Lessons from the 1930s
This policy direction was chosen in 2008 when central banks feared that doing nothing might risk a repeat of the depression of the 1930s. One of the key lessons economic historians have drawn about the 1930s is that the US Federal Reserve made things worse by allowing too many banks to fail and allowing the money supply to shrink. Central banks were keen not to make the same mistake this time so they engaged in and encouraged support and rescue operations for banks and they tried to increase the money supply. At that time, most economists and commentators agreed with such action.
Fast forward eight years. A depression has been prevented, and many, though certainly not all vulnerabilities have been eased. I think one has to credit policymakers, in particular central banks.
The healing process is far from complete
Nevertheless, growth remains weak, emerging economies have taken on a lot of debt, often denominated in US dollars and China’s growth is sliding. Productivity growth in advanced economies disappoints, potential growth is low and excess capacity is wide-spread. This makes the situation vulnerable and focusses attention on deflation risks.
Hard to substantiate criticism of the ECB
Critics of current monetary policy and the most recent ECB actions in particular argue along a couple of different lines. One of these is that low interest rates do not encourage spending, but may do the opposite as people feel increasingly uncomfortable with low and even negative interest rates. I think it is very difficult to find evidence to support that assertion. Lower borrowing costs may not encourage a lot of new borrowing, but they do “exactly what it says on the tin”: they lower borrowing costs, leaving borrowers with more spending power. I cannot understand why we would expect lower oil prices to lead to higher consumer spending through an improvement in spending power, while we would not expect the same from lower borrowing costs.
Another line of argument critics follow is that the policies pursued create bubbles and will or may lead to financial instability. I think the assertion that bubbles have been created across a range of assets is not supported by the evidence. Yes, bond yields are very low, but economic circumstances do not suggest that yields are too low. An assessment of equity valuations is complicated, but simple PE ratios do not suggest the market is excessively expensive, in my view. I do think, however, that the involvement of the ECB in various segments of the bond market is creating distortions, the effects of which are hard to assess.

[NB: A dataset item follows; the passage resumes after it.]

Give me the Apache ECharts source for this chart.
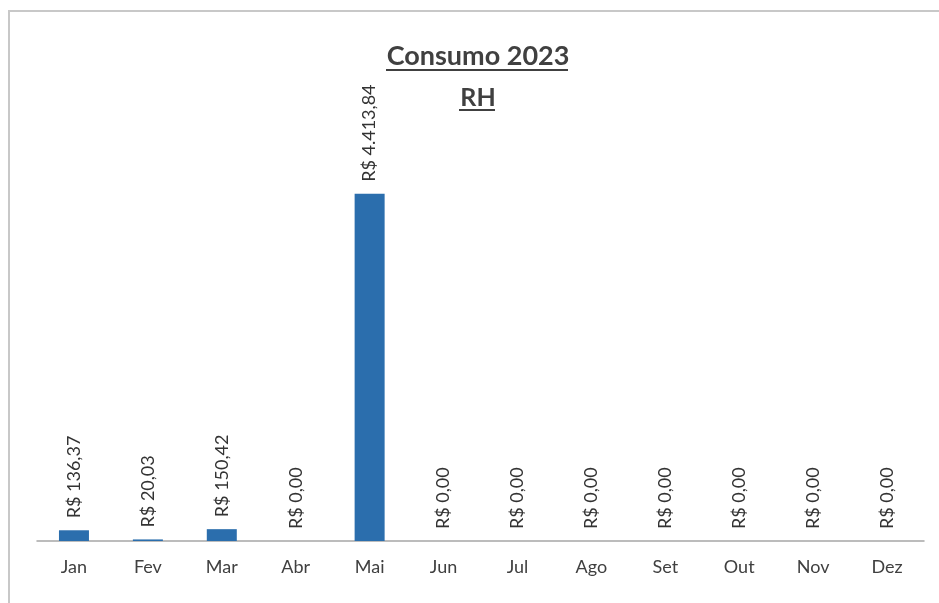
<!DOCTYPE html>
<html>
<head>
<meta charset="utf-8">
<script src="https://cdn.jsdelivr.net/npm/echarts@6/dist/echarts.min.js"></script>
<style>
  html, body { margin: 0; padding: 0; background: #fff; }
  #chart { width: 939px; height: 603px; }
</style>
</head>
<body>
<div id="chart"></div>
<script>
var months = ['Jan', 'Fev', 'Mar', 'Abr', 'Mai', 'Jun', 'Jul', 'Ago', 'Set', 'Out', 'Nov', 'Dez'];
var consumo = [136.37, 20.03, 150.42, 0, 4413.84, 0, 0, 0, 0, 0, 0, 0];

function brl(v) {
    var parts = v.toFixed(2).split('.');
    var inteiro = parts[0].replace(/\B(?=(\d{3})+(?!\d))/g, '.');
    return 'R$ ' + inteiro + ',' + parts[1];
}

(function () {
    var myChart = echarts.init(document.querySelector('#chart'));
    myChart.setOption({
        animation: false,
        title: {
            text: 'Consumo 2023',
            subtext: 'RH',
            left: 473,
            textAlign: 'center',
            top: 38,
            itemGap: 15,
            textStyle: {
                fontFamily: 'Lato',
                fontWeight: 'bold',
                fontSize: 27,
                color: '#404040'
            },
            subtextStyle: {
                fontFamily: 'Lato',
                fontWeight: 'bold',
                fontSize: 25,
                color: '#404040'
            }
        },
        graphic: [
            // moldura do gráfico
            { type: 'polyline', shape: { points: [[9, 603], [9, 11], [939, 11]] },
              style: { stroke: '#c8c8c8', lineWidth: 2, fill: null } },
            // sublinhados do título
            { type: 'line', shape: { x1: 386, y1: 70, x2: 568, y2: 70 },
              style: { stroke: '#404040', lineWidth: 2 } },
            { type: 'line', shape: { x1: 459, y1: 110, x2: 495, y2: 110 },
              style: { stroke: '#404040', lineWidth: 2 } }
        ],
        grid: {
            left: 37,
            right: 15,
            top: 69,
            bottom: 62
        },
        xAxis: {
            type: 'category',
            data: months,
            axisLine: { lineStyle: { color: '#a6a6a6', width: 1.5 } },
            axisTick: { length: 6, lineStyle: { color: '#a6a6a6' } },
            axisLabel: {
                fontFamily: 'Lato',
                fontSize: 18,
                color: '#404040',
                margin: 17
            }
        },
        yAxis: {
            type: 'value',
            min: 0,
            max: 6000,
            show: false,
            splitLine: { show: false }
        },
        series: [{
            type: 'bar',
            data: consumo,
            barWidth: 30,
            itemStyle: { color: '#2b6ead' },
            label: {
                show: true,
                position: 'top',
                rotate: 90,
                align: 'left',
                verticalAlign: 'middle',
                distance: 12,
                fontFamily: 'Lato',
                fontSize: 18,
                color: '#333',
                formatter: function (p) { return brl(p.value); }
            }
        }]
    });
})();
</script>
</body>
</html>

Pension funds under pressure
Some critics argue that interest rates should not be cut, but raised. That is a line of thinking I cannot follow at all. In the Netherlands in particular, people point out that low interest rates are detrimental to pension funds. I would argue that this is only so because the net present value of the liabilities of pension funds is based on market interest rates. People worry about the funding ratios of pension funds but forget that total assets are at record levels. The 20 year swap rate is currently just over 1%. A funding rate of a pension fund of, say, 90% means that a fund will be able to honour 90% of its nominal promises if it achieves an investment return on its assets of merely that 1% over the longer term. It is hard, if not impossible to find periods when investment returns on a diversified portfolio were lower than 1% annually over a 20 year period. That does not mean, of course, it cannot happen and short-term volatility may compound problems. However, I think people are too pessimistic about pension funds.
Another observation about pension funds is that we must bear in mind what these monetary policies are trying to achieve. We had large credit bubbles in 2008. They popped and policy has been aimed at making the adjustment less painful by lowering the burden on borrowers. Naturally, that is at the expense of savers. These policies must work through a redistribution of wealth and income from savers to debtors.
Too much reliance on central banks
As can be concluded from the above, I think the ECB is following policies that can be justified, though there is uncertainty and negative side effects that are hard to quantify. That does not mean, however, that I think this sort of policy is the best we can think of. Potential growth in advanced economies and the eurozone in particular is disappointingly low. That is not something monetary policy can do much about. It is up to other policymakers to strengthen growth dynamics. While some progress has been made regarding structural policies in a number of eurozone countries, the overall record is still very disappointing. Support for economic growth in the shorter term should not only come from monetary policy, but could also come from fiscal policy. Unfortunately, government debts are already high and, more to the point, the budget rules in the eurozone are aimed at preventing excessive deficits. While that is not an unreasonable ambition, there are circumstances in which more flexibility to take coordinated stimulus would be helpful. Germany is a case in point here. The country is running a small budget surplus and a huge surplus on the current account of the balance of payments. Yet, it intends to stick to a balanced budget despite the additional spending necessary because of the refugee crisis.
If budgetary policy does nothing to support economic growth when it is needed and structural policies fail to raise the dynamism of our economies we become too reliant on our central bank and they are forced to take more unconventional measures.
A leap into the dark or falling into a black hole?
Yesterday, the previous president of the Dutch central bank said that the ECB is taking a leap into the darkness. I think that is right. But I also think that a considered leap into the darkness is better than falling into the black hole that is a deflationary depression.